**To do**. Using the data below, copy every line that contains the word "this".

——

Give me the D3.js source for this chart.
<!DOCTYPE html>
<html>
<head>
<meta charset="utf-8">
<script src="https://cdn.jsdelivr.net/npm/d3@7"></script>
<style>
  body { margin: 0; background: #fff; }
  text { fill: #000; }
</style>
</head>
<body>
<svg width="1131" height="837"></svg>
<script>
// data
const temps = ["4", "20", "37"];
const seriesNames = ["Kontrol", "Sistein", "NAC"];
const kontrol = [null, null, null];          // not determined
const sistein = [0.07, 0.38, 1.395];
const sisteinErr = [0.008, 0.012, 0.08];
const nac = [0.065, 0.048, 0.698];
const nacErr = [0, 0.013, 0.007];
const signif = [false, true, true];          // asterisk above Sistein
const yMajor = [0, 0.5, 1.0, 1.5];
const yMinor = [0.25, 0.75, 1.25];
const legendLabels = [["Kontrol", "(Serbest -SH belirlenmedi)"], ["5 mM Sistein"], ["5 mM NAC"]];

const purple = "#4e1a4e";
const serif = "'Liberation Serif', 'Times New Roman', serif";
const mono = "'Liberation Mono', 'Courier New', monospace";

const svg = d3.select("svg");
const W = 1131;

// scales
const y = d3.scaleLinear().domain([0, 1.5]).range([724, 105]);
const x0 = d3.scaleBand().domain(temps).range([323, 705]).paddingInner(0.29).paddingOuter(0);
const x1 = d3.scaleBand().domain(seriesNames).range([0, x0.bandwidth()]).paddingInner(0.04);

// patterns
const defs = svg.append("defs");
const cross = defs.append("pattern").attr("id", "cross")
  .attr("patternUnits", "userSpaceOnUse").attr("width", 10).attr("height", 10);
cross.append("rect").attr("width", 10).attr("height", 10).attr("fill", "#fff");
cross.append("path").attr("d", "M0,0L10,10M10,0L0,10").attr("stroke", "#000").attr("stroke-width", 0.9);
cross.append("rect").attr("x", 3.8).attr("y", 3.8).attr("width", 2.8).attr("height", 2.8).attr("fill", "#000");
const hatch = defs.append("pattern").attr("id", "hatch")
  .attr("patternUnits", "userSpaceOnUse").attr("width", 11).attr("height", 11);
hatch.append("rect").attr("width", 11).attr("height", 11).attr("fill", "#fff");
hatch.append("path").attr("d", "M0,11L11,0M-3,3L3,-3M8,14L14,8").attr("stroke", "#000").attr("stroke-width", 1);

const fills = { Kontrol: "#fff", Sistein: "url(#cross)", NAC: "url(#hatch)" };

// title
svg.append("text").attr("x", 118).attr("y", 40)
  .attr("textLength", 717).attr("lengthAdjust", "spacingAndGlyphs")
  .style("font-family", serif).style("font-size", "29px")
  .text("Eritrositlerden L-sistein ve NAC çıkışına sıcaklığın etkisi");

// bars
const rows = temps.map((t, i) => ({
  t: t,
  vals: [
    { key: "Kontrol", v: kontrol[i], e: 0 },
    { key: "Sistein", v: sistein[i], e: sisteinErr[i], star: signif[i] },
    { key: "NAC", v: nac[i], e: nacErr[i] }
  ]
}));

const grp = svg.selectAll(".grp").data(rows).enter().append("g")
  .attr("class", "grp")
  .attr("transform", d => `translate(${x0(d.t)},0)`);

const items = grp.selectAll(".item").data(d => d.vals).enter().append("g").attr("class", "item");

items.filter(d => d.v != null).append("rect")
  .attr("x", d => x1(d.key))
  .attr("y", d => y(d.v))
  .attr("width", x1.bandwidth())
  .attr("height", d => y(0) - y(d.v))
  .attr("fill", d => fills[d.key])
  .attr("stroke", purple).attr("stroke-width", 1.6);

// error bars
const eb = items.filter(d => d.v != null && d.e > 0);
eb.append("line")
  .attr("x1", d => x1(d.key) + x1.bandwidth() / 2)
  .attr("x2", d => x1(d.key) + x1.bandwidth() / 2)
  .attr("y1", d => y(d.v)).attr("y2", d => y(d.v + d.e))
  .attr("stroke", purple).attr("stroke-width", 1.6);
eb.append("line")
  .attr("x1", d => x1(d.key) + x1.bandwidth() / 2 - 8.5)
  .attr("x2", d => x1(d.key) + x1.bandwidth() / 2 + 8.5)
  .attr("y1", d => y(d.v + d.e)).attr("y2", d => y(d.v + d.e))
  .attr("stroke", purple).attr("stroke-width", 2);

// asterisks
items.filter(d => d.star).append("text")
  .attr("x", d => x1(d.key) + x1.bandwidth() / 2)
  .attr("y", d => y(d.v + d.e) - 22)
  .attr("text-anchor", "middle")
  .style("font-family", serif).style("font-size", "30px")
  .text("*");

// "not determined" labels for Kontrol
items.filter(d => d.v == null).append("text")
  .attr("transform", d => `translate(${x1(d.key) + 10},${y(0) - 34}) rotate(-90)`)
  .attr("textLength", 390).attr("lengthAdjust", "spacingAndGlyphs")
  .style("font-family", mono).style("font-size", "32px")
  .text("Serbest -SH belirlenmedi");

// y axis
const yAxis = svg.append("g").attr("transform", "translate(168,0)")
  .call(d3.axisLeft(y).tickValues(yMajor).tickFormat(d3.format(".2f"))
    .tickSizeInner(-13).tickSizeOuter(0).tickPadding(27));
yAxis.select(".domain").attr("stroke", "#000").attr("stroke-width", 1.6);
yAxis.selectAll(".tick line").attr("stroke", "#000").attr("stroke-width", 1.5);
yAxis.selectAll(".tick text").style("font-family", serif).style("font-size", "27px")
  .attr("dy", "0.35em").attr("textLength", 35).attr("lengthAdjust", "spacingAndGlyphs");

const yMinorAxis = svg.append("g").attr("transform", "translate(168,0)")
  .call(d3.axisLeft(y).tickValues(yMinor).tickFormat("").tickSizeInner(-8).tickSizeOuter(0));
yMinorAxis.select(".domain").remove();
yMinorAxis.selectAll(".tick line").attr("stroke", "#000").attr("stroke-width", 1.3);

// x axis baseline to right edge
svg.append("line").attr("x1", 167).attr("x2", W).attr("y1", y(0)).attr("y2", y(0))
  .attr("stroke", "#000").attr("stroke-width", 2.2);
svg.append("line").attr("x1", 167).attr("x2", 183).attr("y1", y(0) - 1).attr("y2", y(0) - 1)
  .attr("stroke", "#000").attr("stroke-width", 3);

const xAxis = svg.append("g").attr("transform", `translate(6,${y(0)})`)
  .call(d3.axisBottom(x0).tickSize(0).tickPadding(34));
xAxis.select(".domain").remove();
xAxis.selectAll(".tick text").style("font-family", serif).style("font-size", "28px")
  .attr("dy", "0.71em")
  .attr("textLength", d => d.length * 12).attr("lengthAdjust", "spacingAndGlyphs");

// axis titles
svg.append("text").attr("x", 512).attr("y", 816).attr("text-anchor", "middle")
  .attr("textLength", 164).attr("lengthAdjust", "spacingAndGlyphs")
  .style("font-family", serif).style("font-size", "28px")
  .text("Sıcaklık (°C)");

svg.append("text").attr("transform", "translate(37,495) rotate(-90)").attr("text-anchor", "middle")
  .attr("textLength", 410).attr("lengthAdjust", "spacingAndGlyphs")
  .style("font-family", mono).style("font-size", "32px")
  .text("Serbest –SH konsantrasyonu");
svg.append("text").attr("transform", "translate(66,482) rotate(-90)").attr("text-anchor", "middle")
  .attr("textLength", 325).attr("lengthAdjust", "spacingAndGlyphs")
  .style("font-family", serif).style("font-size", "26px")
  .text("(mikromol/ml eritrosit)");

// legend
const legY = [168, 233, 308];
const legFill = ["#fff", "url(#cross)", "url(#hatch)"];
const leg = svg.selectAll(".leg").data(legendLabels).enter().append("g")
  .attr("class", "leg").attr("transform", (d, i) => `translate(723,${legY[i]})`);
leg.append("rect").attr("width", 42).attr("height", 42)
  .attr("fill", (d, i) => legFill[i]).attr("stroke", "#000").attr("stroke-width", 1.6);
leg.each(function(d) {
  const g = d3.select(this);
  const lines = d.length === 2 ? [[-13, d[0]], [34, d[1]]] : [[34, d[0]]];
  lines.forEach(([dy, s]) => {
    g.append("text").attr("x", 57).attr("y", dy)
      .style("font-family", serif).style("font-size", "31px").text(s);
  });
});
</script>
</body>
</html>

——

**Written answer**.
Give me the D3.js source for this chart.
  const g = d3.select(this);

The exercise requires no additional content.